— start SUPPLIED MATERIAL —

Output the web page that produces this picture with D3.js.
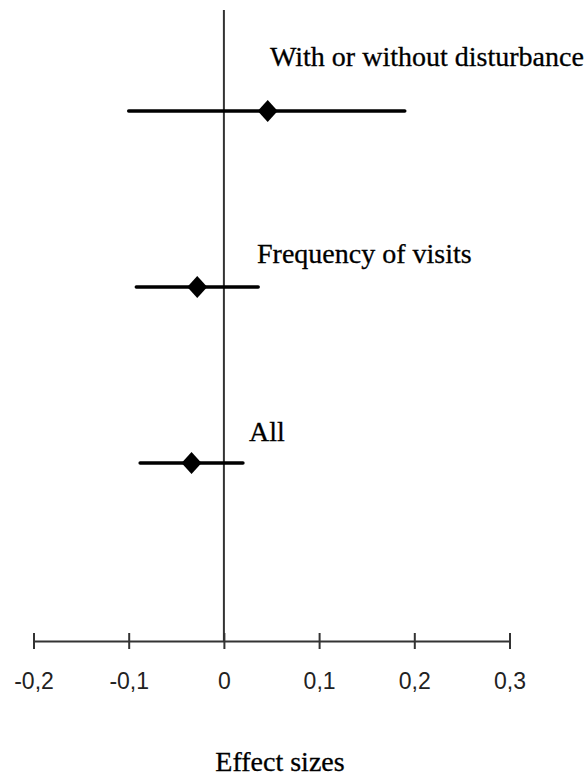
<!DOCTYPE html>
<html>
<head>
<meta charset="utf-8">
<script src="https://d3js.org/d3.v7.min.js"></script>
<style>
  body { margin: 0; background: #fff; }
  .lab { font-family: "Liberation Serif", "Times New Roman", serif; font-size: 28px; fill: #000; stroke: #000; stroke-width: 0.3px; }
  .tick text { font-family: "Liberation Sans", Arial, sans-serif; font-size: 23px; fill: #222; }
</style>
</head>
<body>
<svg width="588" height="778"></svg>
<script>
// data
var groups = ["With or without disturbance", "Frequency of visits", "All"];
var effect = [0.046, -0.028, -0.034];
var lower  = [-0.10, -0.092, -0.088];
var upper  = [0.19, 0.036, 0.020];
var tickValues = [-0.2, -0.1, 0, 0.1, 0.2, 0.3];
var tickLabels = ["-0,2", "-0,1", "0", "0,1", "0,2", "0,3"];

var svg = d3.select("svg");
var axisY = 641;

var x = d3.scaleLinear().domain([-0.2, 0.3]).range([33.5, 509.5]);
var y = d3.scalePoint().domain(groups).range([111, 463]);

// zero line
svg.append("line")
  .attr("x1", x(0)).attr("x2", x(0))
  .attr("y1", 10).attr("y2", axisY)
  .style("stroke", "#333").style("stroke-width", 2);

// axis
var ax = svg.append("g")
  .attr("transform", "translate(0," + axisY + ")")
  .call(d3.axisBottom(x).tickValues(tickValues)
    .tickFormat(function(d, i) { return tickLabels[i]; })
    .tickSizeOuter(0).tickSizeInner(8).tickPadding(24));
ax.select(".domain").style("stroke", "#333").style("stroke-width", 2);
ax.selectAll(".tick line").attr("y1", -8).style("stroke", "#333").style("stroke-width", 2);

// error bars
svg.append("g").selectAll("line")
  .data(groups).enter().append("line")
  .attr("x1", function(d, i) { return x(lower[i]); })
  .attr("x2", function(d, i) { return x(upper[i]); })
  .attr("y1", function(d) { return y(d); })
  .attr("y2", function(d) { return y(d); })
  .style("stroke", "#000").style("stroke-width", 3.5)
  .style("stroke-linecap", "round");

// diamonds
var diamond = {
  draw: function(ctx, size) {
    var w = 10, h = 11;
    ctx.moveTo(0, -h); ctx.lineTo(w, 0); ctx.lineTo(0, h); ctx.lineTo(-w, 0); ctx.closePath();
  }
};
svg.append("g").selectAll("path")
  .data(groups).enter().append("path")
  .attr("d", d3.symbol().type(diamond))
  .attr("transform", function(d, i) { return "translate(" + x(effect[i]) + "," + y(d) + ")"; })
  .style("fill", "#000");

// group labels
var labelX = [270, 257, 249];
var labelDy = [-45, -24, -22];
svg.append("g").selectAll("text")
  .data(groups).enter().append("text")
  .attr("class", "lab")
  .attr("x", function(d, i) { return labelX[i]; })
  .attr("y", function(d, i) { return y(d) + labelDy[i]; })
  .text(function(d) { return d; });

// axis title
svg.append("text")
  .attr("class", "lab")
  .attr("x", 280).attr("y", 771)
  .style("text-anchor", "middle")
  .text("Effect sizes");
</script>
</body>
</html>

— end SUPPLIED MATERIAL —

*TO DO*
Restate the data above exactly, stripping out each image.

*ANSWER TO THE PROBLEM*
Output the web page that produces this picture with D3.js.
<!DOCTYPE html>
<html>
<head>
<meta charset="utf-8">
<script src="https://d3js.org/d3.v7.min.js"></script>
<style>
  body { margin: 0; background: #fff; }
  .lab { font-family: "Liberation Serif", "Times New Roman", serif; font-size: 28px; fill: #000; stroke: #000; stroke-width: 0.3px; }
  .tick text { font-family: "Liberation Sans", Arial, sans-serif; font-size: 23px; fill: #222; }
</style>
</head>
<body>
<svg width="588" height="778"></svg>
<script>
// data
var groups = ["With or without disturbance", "Frequency of visits", "All"];
var effect = [0.046, -0.028, -0.034];
var lower  = [-0.10, -0.092, -0.088];
var upper  = [0.19, 0.036, 0.020];
var tickValues = [-0.2, -0.1, 0, 0.1, 0.2, 0.3];
var tickLabels = ["-0,2", "-0,1", "0", "0,1", "0,2", "0,3"];

var svg = d3.select("svg");
var axisY = 641;

var x = d3.scaleLinear().domain([-0.2, 0.3]).range([33.5, 509.5]);
var y = d3.scalePoint().domain(groups).range([111, 463]);

// zero line
svg.append("line")
  .attr("x1", x(0)).attr("x2", x(0))
  .attr("y1", 10).attr("y2", axisY)
  .style("stroke", "#333").style("stroke-width", 2);

// axis
var ax = svg.append("g")
  .attr("transform", "translate(0," + axisY + ")")
  .call(d3.axisBottom(x).tickValues(tickValues)
    .tickFormat(function(d, i) { return tickLabels[i]; })
    .tickSizeOuter(0).tickSizeInner(8).tickPadding(24));
ax.select(".domain").style("stroke", "#333").style("stroke-width", 2);
ax.selectAll(".tick line").attr("y1", -8).style("stroke", "#333").style("stroke-width", 2);

// error bars
svg.append("g").selectAll("line")
  .data(groups).enter().append("line")
  .attr("x1", function(d, i) { return x(lower[i]); })
  .attr("x2", function(d, i) { return x(upper[i]); })
  .attr("y1", function(d) { return y(d); })
  .attr("y2", function(d) { return y(d); })
  .style("stroke", "#000").style("stroke-width", 3.5)
  .style("stroke-linecap", "round");

// diamonds
var diamond = {
  draw: function(ctx, size) {
    var w = 10, h = 11;
    ctx.moveTo(0, -h); ctx.lineTo(w, 0); ctx.lineTo(0, h); ctx.lineTo(-w, 0); ctx.closePath();
  }
};
svg.append("g").selectAll("path")
  .data(groups).enter().append("path")
  .attr("d", d3.symbol().type(diamond))
  .attr("transform", function(d, i) { return "translate(" + x(effect[i]) + "," + y(d) + ")"; })
  .style("fill", "#000");

// group labels
var labelX = [270, 257, 249];
var labelDy = [-45, -24, -22];
svg.append("g").selectAll("text")
  .data(groups).enter().append("text")
  .attr("class", "lab")
  .attr("x", function(d, i) { return labelX[i]; })
  .attr("y", function(d, i) { return y(d) + labelDy[i]; })
  .text(function(d) { return d; });

// axis title
svg.append("text")
  .attr("class", "lab")
  .attr("x", 280).attr("y", 771)
  .style("text-anchor", "middle")
  .text("Effect sizes");
</script>
</body>
</html>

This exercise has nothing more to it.